Creating a list of distractors

• By using WordNet, finding synonyms of key

• Finding synonyms on Wiktionary one by one

• Providing derived words of key

• Repeating the process for all synonyms

• Adding all results in a list of dictionary

• Finding list items on Google search

• Picking one item from the list

• Including the “AND” operator as a search query, i.e., “Keyboard And.”

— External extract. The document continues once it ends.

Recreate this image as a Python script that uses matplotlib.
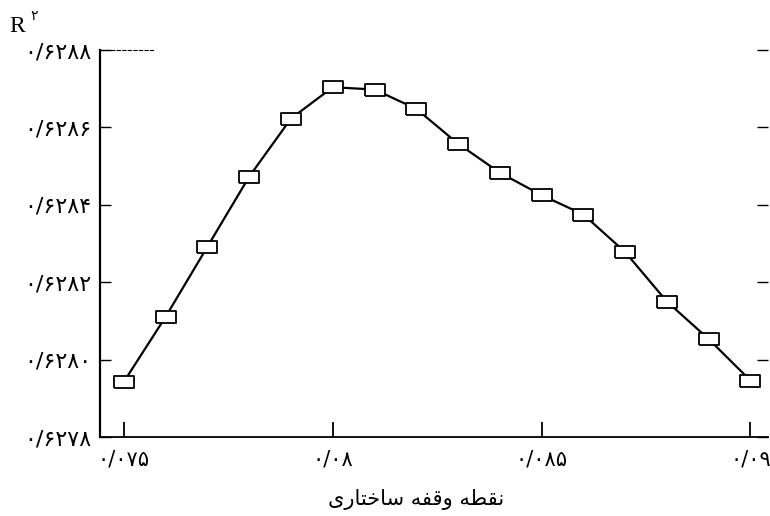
import matplotlib
matplotlib.use("Agg")
import matplotlib.pyplot as plt
import numpy as np

# ---- data ----
break_points = [0.075, 0.076, 0.077, 0.078, 0.079, 0.080, 0.081, 0.082,
                0.083, 0.084, 0.085, 0.086, 0.087, 0.088, 0.089, 0.090]
r2_values = [0.627943, 0.628111, 0.628292, 0.628473, 0.628623, 0.628704,
             0.628698, 0.628648, 0.628558, 0.628483, 0.628425, 0.628375,
             0.628278, 0.628150, 0.628053, 0.627946]

y_ticks = [0.6278, 0.6280, 0.6282, 0.6284, 0.6286, 0.6288]
y_tick_labels = ["۰/۶۲۷۸", "۰/۶۲۸۰", "۰/۶۲۸۲", "۰/۶۲۸۴", "۰/۶۲۸۶", "۰/۶۲۸۸"]
x_ticks = [0.075, 0.080, 0.085, 0.090]
x_tick_labels = ["۰/۰۷۵", "۰/۰۸", "۰/۰۸۵", "۰/۰۹"]

# x label "نقطه وقفه ساختاری" in visual order with shaped (presentation) forms
x_label = "\uFEEF\uFEAD\uFE8E\uFE98\uFEA7\uFE8E\uFEB3 \uFEEA\uFED4\uFED7\uFEED \uFEEA\uFEC4\uFED8\uFEE7"
y_label_main = "R"
y_label_sup = "۲"

plt.rcParams['font.family'] = ['DejaVu Sans']

fig = plt.figure(figsize=(7.7, 5.16), dpi=100)
ax = fig.add_axes([0.130, 0.153, 0.868, 0.750])

rect = [(-1, -0.62), (1, -0.62), (1, 0.62), (-1, 0.62), (-1, -0.62)]
ax.plot(break_points, r2_values, color='black', lw=1.6, zorder=2,
        marker=rect, markersize=14, markerfacecolor='white',
        markeredgecolor='black', markeredgewidth=1.3)

ax.set_xlim(0.07443, 0.09043)
ax.set_ylim(0.6278, 0.6288)

ax.set_yticks(y_ticks)
ax.set_yticklabels(y_tick_labels, fontsize=16)
ax.set_xticks(x_ticks)
ax.set_xticklabels(x_tick_labels, fontsize=15)

ax.tick_params(axis='y', direction='in', length=8, width=1.0, left=True, right=True, pad=6)
ax.tick_params(axis='x', direction='in', length=11, width=1.3, pad=9)

ax.spines['right'].set_visible(False)
ax.spines['top'].set_linestyle((0, (3, 2)))
ax.spines['top'].set_linewidth(0.8)
ax.spines['top'].set_bounds(0.07443, 0.0757)
ax.spines['left'].set_linewidth(1.6)
ax.spines['bottom'].set_linewidth(1.3)

ax.set_xlabel(x_label, fontsize=15)
ax.xaxis.set_label_coords(0.473, -0.135)

fig.text(0.012, 0.938, y_label_main, fontsize=17, family='Liberation Serif', ha='left', va='baseline')
fig.text(0.040, 0.962, y_label_sup, fontsize=10, ha='left', va='baseline')

fig.savefig("out.png", dpi=100)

• Searching given suggested Google equery one by one

• Scanning results of the searched query for relevant keywords

• Adding discrete effects in a list of dictionary

The system uses online knowledge databases and resources available on the internet for candidate distractor generation. The first step for distractor generation is finding the key synonyms and finding similar or relevant keywords. Three different candidate distractors include synonyms containing a similar or related concept pertinent to the correct answer. Next, network-accessible encyclopedias like Wiktionary and Google search results are used for selecting distractors. After generating the list of distractors, the next step is the selection of distractors. Then, randomly three distractors are chosen from the list. The distractor dictionary diagram is shown in Fig. 10.

Front end

A desktop application is designed that provides an integrated development environment to the user. The user inputs a raw text for the interface, and as a result, the output is shown on the desktop app, and a “.txt” file is also created containing all the output of the given input, i.e., MCQs.

Back end

All the backend files of the system reside on cloud service. The desktop application retrieves the functionality of the backend system and provides the results to the user. System architecture components are presented in Fig. 11.

System requirements

Automatic MCQ generation system based on two components front end and back end. The system’s back end resides on the AWS cloud, while the front end comprises of a desktop application that runs on the user terminal. The specifications of the server and terminal are given in Table 3.

Advantages

Machine deep learning techniques used in the system help to achieve the followings:

• Fast and efficient results

• Free of bulky computation devices

• Bettering learning process

• Easily accessible

Achieving research objectives

• We can reduce the research gap

• MCQs are based on informative sentences

• These reduce the cost and time of finding informative sentences, keys, and appropriate distractors.

Assumption

An assumption must be considered along with the improvement of the proposed system. First, a high-speed internet connection is required for using the system smoothly without any disturbance.

Future work

This system may further be improved by introducing abstractive summarization techniques. This system can also make MCQs of other domains by enhancing the dataset of keys and quality phrases. The method for distractor selection may be improved to make more confusing or difficult distractors. Further work can be done on the front end of this system by providing options for the number of required MCQs.